• Instructions for the task:
Don't include pictures. Quote the lines below from the first through the line that contains "off = 0.135".

------ Data excerpt ------

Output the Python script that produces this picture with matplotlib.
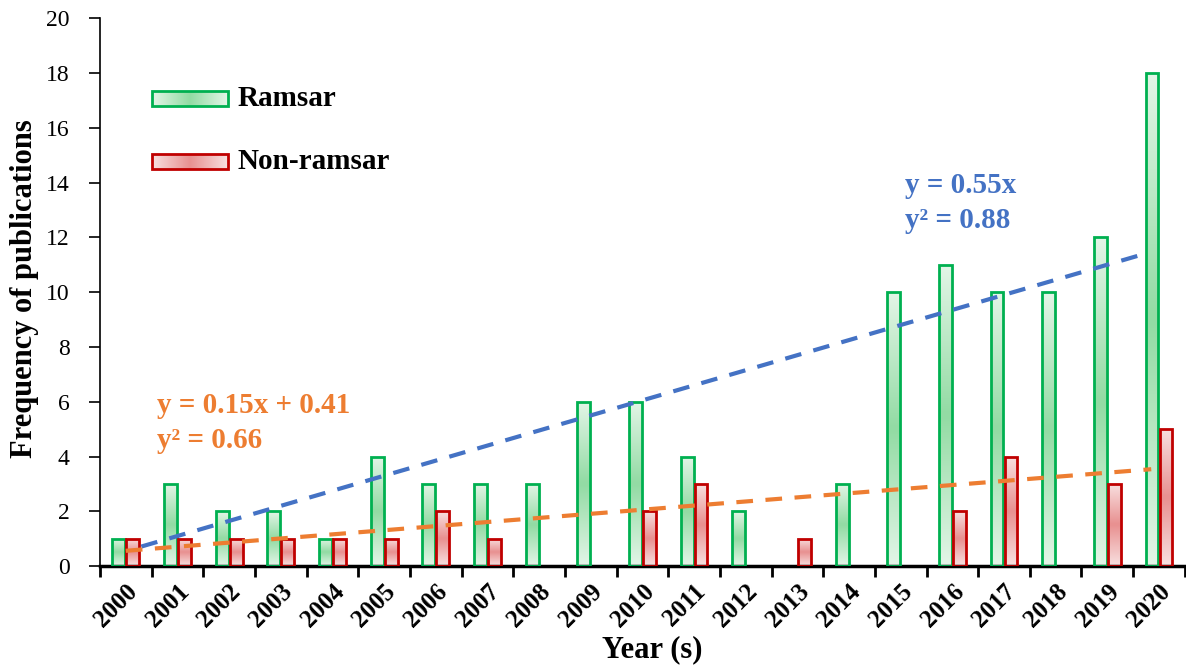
import numpy as np
import matplotlib
matplotlib.use("Agg")
import matplotlib.pyplot as plt
from matplotlib.patches import Rectangle
from matplotlib.colors import to_rgb

# ── Daten ─────────────────────────────────────────────────────────────────────
years = [str(y) for y in range(2000, 2021)]
ramsar = [1, 3, 2, 2, 1, 4, 3, 3, 3, 6, 6, 4, 2, 0, 3, 10, 11, 10, 10, 12, 18]
non_ramsar = [1, 1, 1, 1, 1, 1, 2, 1, 0, 0, 2, 3, 0, 1, 0, 0, 2, 4, 0, 3, 5]

# Trendlinien (aus der Grafik: y = a*x + b, x = 1..21)
ramsar_fit = (0.55, 0.0)
non_ramsar_fit = (0.15, 0.41)
ramsar_eq = ["y = 0.55x", "y² = 0.88"]
non_ramsar_eq = ["y = 0.15x + 0.41", "y² = 0.66"]

plt.rcParams["font.family"] = ["Liberation Serif", "DejaVu Serif"]

GREEN_EDGE, GREEN_LIGHT, GREEN_MID = "#00B050", "#E3F5E7", "#92DBA3"
RED_EDGE, RED_LIGHT, RED_MID = "#C00000", "#F8E0E0", "#E89090"
BLUE, ORANGE = "#4472C4", "#ED7D31"


def gradient(light, mid, n=64, horizontal=False):
    t = np.abs(np.linspace(-1, 1, n))[:, None]
    c = np.array(to_rgb(mid)) * (1 - t) + np.array(to_rgb(light)) * t
    return c[:, None, :] if not horizontal else c[None, :, :]


fig = plt.figure(figsize=(11.86, 6.70), dpi=100)
ax = fig.add_axes([0.0843, 0.155, 0.9147, 0.818])

x = np.arange(len(years))
w = 0.25
off = 0.135

# ── Balken mit Verlauf ────────────────────────────────────────────────────────
for xs, vals, edge, light, mid in [
    (x - off, ramsar, GREEN_EDGE, GREEN_LIGHT, GREEN_MID),
    (x + off, non_ramsar, RED_EDGE, RED_LIGHT, RED_MID),
]:
    vals = np.array(vals)
    keep = vals > 0          # Nullwerte werden nicht gezeichnet
    bars = ax.bar(xs[keep], vals[keep], width=w, facecolor="none",
                  edgecolor=edge, linewidth=2, zorder=3)
    img = gradient(light, mid)
    for b in bars:
        x0, y0 = b.get_x(), b.get_y()
        im = ax.imshow(img, extent=[x0, x0 + b.get_width(), y0, y0 + b.get_height()],
                       aspect="auto", origin="lower", zorder=2,
                       interpolation="bilinear")
        im.set_clip_path(b)

# ── Trendlinien ───────────────────────────────────────────────────────────────
xr = np.linspace(1.3, 20.75, 50)
ax.plot(xr - 1, ramsar_fit[0] * xr + ramsar_fit[1], "--", color=BLUE,
        lw=3, dashes=(4, 3), zorder=4)
xn = np.linspace(1.0, 20.85, 50)
ax.plot(xn - 1, non_ramsar_fit[0] * xn + non_ramsar_fit[1], "--", color=ORANGE,
        lw=3, dashes=(4, 3), zorder=4)

# ── Achsen ────────────────────────────────────────────────────────────────────
ax.set_yticks(range(0, 21, 2))
ax.tick_params(axis="y", labelsize=17, length=8, width=1.2, direction="out",
               pad=14)
ax.set_xticks(x)
ax.set_xticklabels(years, rotation=45, ha="right", rotation_mode="anchor",
                   fontsize=18, fontweight="bold")
ax.tick_params(axis="x", which="major", length=0, pad=10)
ax.set_xticks(np.arange(-0.5, len(years), 1), minor=True)
ax.tick_params(axis="x", which="minor", length=8, width=2, direction="out")

for s in ["top", "right"]:
    ax.spines[s].set_visible(False)
ax.spines["left"].set_linewidth(1.2)
ax.spines["bottom"].set_linewidth(2.5)

ax.set_ylabel("Frequency of publications", fontsize=22, fontweight="bold",
              va="center")
ax.yaxis.set_label_coords(-0.07, 0.507)
ax.set_xlabel("Year (s)", fontsize=22, fontweight="bold", va="center")
ax.xaxis.set_label_coords(0.509, -0.153)

# ── Legende (manuell, mit Verlauf) ────────────────────────────────────────────
for (ly, label, edge, light, mid) in [
    (0.854, "Ramsar", GREEN_EDGE, GREEN_LIGHT, GREEN_MID),
    (0.738, "Non-ramsar", RED_EDGE, RED_LIGHT, RED_MID),
]:
    x0, x1 = 0.048, 0.118
    h = 0.027
    rect = Rectangle((x0, ly - h / 2), x1 - x0, h, transform=ax.transAxes,
                     facecolor="none", edgecolor=edge, lw=2, zorder=6)
    ax.add_patch(rect)
    im = ax.imshow(gradient(light, mid, horizontal=True),
                   extent=[x0, x1, ly - h / 2, ly + h / 2],
                   transform=ax.transAxes, aspect="auto", zorder=5,
                   interpolation="bilinear")
    im.set_clip_path(rect)
    ax.text(x1 + 0.009, ly, label, transform=ax.transAxes, fontsize=21,
            fontweight="bold", va="center", ha="left")

ax.set_xlim(-0.5, len(years) - 0.5)
ax.set_ylim(0, 20)

# ── Gleichungen ───────────────────────────────────────────────────────────────
for txt, xx, yy, col in [
    (ramsar_eq[0], 0.742, 0.695, BLUE),
    (ramsar_eq[1], 0.742, 0.631, BLUE),
    (non_ramsar_eq[0], 0.0525, 0.294, ORANGE),
    (non_ramsar_eq[1], 0.0525, 0.23, ORANGE),
]:
    ax.text(xx, yy, txt, transform=ax.transAxes, color=col, fontsize=21,
            fontweight="bold", va="center")

fig.savefig("out.png", dpi=100)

------

• Solution for this problem:
Output the Python script that produces this picture with matplotlib.
import numpy as np
import matplotlib
matplotlib.use("Agg")
import matplotlib.pyplot as plt
from matplotlib.patches import Rectangle
from matplotlib.colors import to_rgb

# ── Daten ─────────────────────────────────────────────────────────────────────
years = [str(y) for y in range(2000, 2021)]
ramsar = [1, 3, 2, 2, 1, 4, 3, 3, 3, 6, 6, 4, 2, 0, 3, 10, 11, 10, 10, 12, 18]
non_ramsar = [1, 1, 1, 1, 1, 1, 2, 1, 0, 0, 2, 3, 0, 1, 0, 0, 2, 4, 0, 3, 5]

# Trendlinien (aus der Grafik: y = a*x + b, x = 1..21)
ramsar_fit = (0.55, 0.0)
non_ramsar_fit = (0.15, 0.41)
ramsar_eq = ["y = 0.55x", "y² = 0.88"]
non_ramsar_eq = ["y = 0.15x + 0.41", "y² = 0.66"]

plt.rcParams["font.family"] = ["Liberation Serif", "DejaVu Serif"]

GREEN_EDGE, GREEN_LIGHT, GREEN_MID = "#00B050", "#E3F5E7", "#92DBA3"
RED_EDGE, RED_LIGHT, RED_MID = "#C00000", "#F8E0E0", "#E89090"
BLUE, ORANGE = "#4472C4", "#ED7D31"


def gradient(light, mid, n=64, horizontal=False):
    t = np.abs(np.linspace(-1, 1, n))[:, None]
    c = np.array(to_rgb(mid)) * (1 - t) + np.array(to_rgb(light)) * t
    return c[:, None, :] if not horizontal else c[None, :, :]


fig = plt.figure(figsize=(11.86, 6.70), dpi=100)
ax = fig.add_axes([0.0843, 0.155, 0.9147, 0.818])

x = np.arange(len(years))
w = 0.25
off = 0.135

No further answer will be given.